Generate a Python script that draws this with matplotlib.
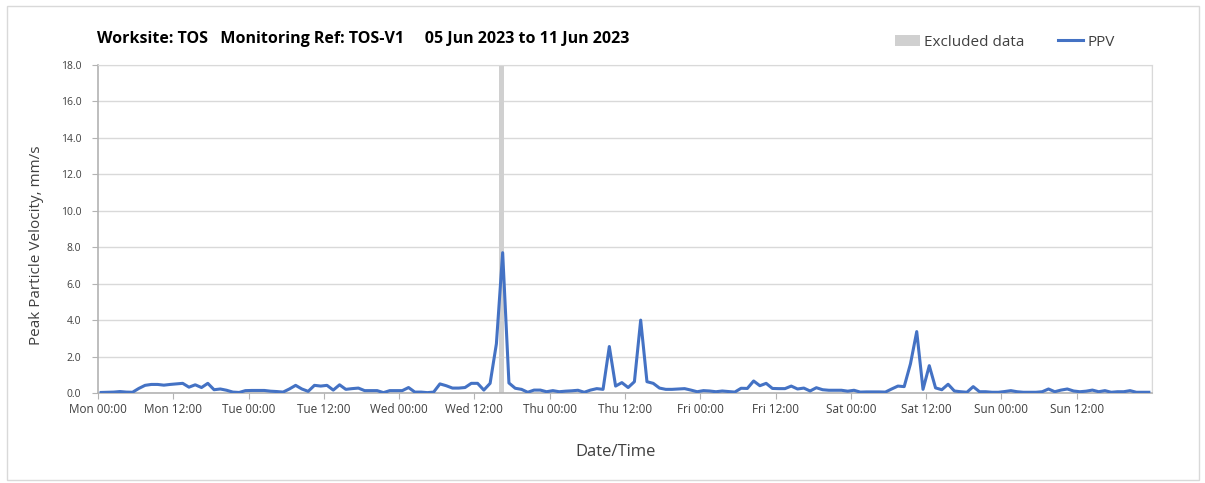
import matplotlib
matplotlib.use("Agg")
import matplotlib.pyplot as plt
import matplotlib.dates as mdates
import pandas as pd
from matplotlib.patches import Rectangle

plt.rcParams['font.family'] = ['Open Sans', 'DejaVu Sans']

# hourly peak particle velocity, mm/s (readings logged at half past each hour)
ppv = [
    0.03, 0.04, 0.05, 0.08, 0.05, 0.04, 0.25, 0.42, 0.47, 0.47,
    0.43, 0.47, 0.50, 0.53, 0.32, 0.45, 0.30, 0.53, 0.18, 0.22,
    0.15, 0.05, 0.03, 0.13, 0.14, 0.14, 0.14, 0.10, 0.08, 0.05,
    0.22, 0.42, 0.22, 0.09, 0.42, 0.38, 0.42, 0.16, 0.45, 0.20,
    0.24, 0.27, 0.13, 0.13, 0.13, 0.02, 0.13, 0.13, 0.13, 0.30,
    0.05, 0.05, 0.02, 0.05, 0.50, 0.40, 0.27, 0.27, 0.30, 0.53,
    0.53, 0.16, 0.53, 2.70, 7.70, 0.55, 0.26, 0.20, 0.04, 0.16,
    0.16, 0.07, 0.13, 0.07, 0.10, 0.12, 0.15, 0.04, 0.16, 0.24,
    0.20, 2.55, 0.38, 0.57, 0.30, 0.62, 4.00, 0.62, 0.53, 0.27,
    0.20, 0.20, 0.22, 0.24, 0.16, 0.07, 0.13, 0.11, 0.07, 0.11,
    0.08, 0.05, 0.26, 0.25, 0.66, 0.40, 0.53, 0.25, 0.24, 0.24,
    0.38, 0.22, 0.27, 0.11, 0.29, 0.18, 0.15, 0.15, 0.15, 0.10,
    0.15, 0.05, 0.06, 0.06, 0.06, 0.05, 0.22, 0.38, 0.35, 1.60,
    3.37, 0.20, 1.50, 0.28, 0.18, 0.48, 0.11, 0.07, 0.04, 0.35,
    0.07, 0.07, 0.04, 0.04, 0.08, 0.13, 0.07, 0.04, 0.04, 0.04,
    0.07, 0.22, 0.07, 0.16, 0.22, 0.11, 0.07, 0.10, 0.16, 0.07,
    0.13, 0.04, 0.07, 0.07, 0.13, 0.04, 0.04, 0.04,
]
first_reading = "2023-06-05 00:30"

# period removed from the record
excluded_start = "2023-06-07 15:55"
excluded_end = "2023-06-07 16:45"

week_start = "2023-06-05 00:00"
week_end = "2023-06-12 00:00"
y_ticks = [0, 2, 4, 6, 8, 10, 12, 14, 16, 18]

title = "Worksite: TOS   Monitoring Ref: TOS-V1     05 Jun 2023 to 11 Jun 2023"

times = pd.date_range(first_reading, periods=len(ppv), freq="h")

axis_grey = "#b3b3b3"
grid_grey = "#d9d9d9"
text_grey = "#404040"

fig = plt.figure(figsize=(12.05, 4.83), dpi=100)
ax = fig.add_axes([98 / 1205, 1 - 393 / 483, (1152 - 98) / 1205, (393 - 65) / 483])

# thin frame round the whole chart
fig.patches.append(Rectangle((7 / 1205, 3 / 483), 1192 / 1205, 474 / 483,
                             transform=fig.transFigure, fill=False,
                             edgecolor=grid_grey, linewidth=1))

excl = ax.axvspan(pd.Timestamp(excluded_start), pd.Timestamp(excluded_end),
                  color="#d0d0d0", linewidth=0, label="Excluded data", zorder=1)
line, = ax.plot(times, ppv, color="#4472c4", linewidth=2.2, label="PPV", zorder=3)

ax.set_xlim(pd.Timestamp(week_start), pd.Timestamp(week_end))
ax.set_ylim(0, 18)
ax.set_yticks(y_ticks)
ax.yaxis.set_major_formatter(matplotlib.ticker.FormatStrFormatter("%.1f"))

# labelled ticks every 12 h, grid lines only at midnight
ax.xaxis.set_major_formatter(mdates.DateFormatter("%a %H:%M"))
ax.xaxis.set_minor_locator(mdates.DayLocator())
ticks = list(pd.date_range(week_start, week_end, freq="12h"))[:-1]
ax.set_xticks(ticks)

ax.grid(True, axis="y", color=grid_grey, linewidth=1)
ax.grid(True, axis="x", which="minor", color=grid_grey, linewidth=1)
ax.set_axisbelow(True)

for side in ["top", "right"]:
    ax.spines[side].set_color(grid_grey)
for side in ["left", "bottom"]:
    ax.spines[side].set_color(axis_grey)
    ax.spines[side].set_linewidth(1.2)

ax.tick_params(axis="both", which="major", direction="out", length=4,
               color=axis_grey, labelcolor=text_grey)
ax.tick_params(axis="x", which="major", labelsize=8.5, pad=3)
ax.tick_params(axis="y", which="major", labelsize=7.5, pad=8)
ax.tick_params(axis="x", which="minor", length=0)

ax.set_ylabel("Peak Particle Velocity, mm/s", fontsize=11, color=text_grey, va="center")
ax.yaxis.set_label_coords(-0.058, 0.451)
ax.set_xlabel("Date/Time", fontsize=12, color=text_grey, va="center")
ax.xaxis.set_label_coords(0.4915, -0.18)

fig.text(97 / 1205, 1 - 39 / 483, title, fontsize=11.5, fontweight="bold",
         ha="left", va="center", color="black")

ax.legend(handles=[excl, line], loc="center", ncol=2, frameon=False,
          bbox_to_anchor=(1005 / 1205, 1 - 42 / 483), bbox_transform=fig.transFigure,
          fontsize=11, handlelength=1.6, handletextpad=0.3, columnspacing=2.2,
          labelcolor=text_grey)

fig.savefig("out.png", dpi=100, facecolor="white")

____

## Exercise goal
Repeat, word for word and with no pictures, only the lines running from the beginning of the data to the line that contains "plt.rcParams['font.family'] = ['Open".

## Expected output
Generate a Python script that draws this with matplotlib.
import matplotlib
matplotlib.use("Agg")
import matplotlib.pyplot as plt
import matplotlib.dates as mdates
import pandas as pd
from matplotlib.patches import Rectangle

plt.rcParams['font.family'] = ['Open Sans', 'DejaVu Sans']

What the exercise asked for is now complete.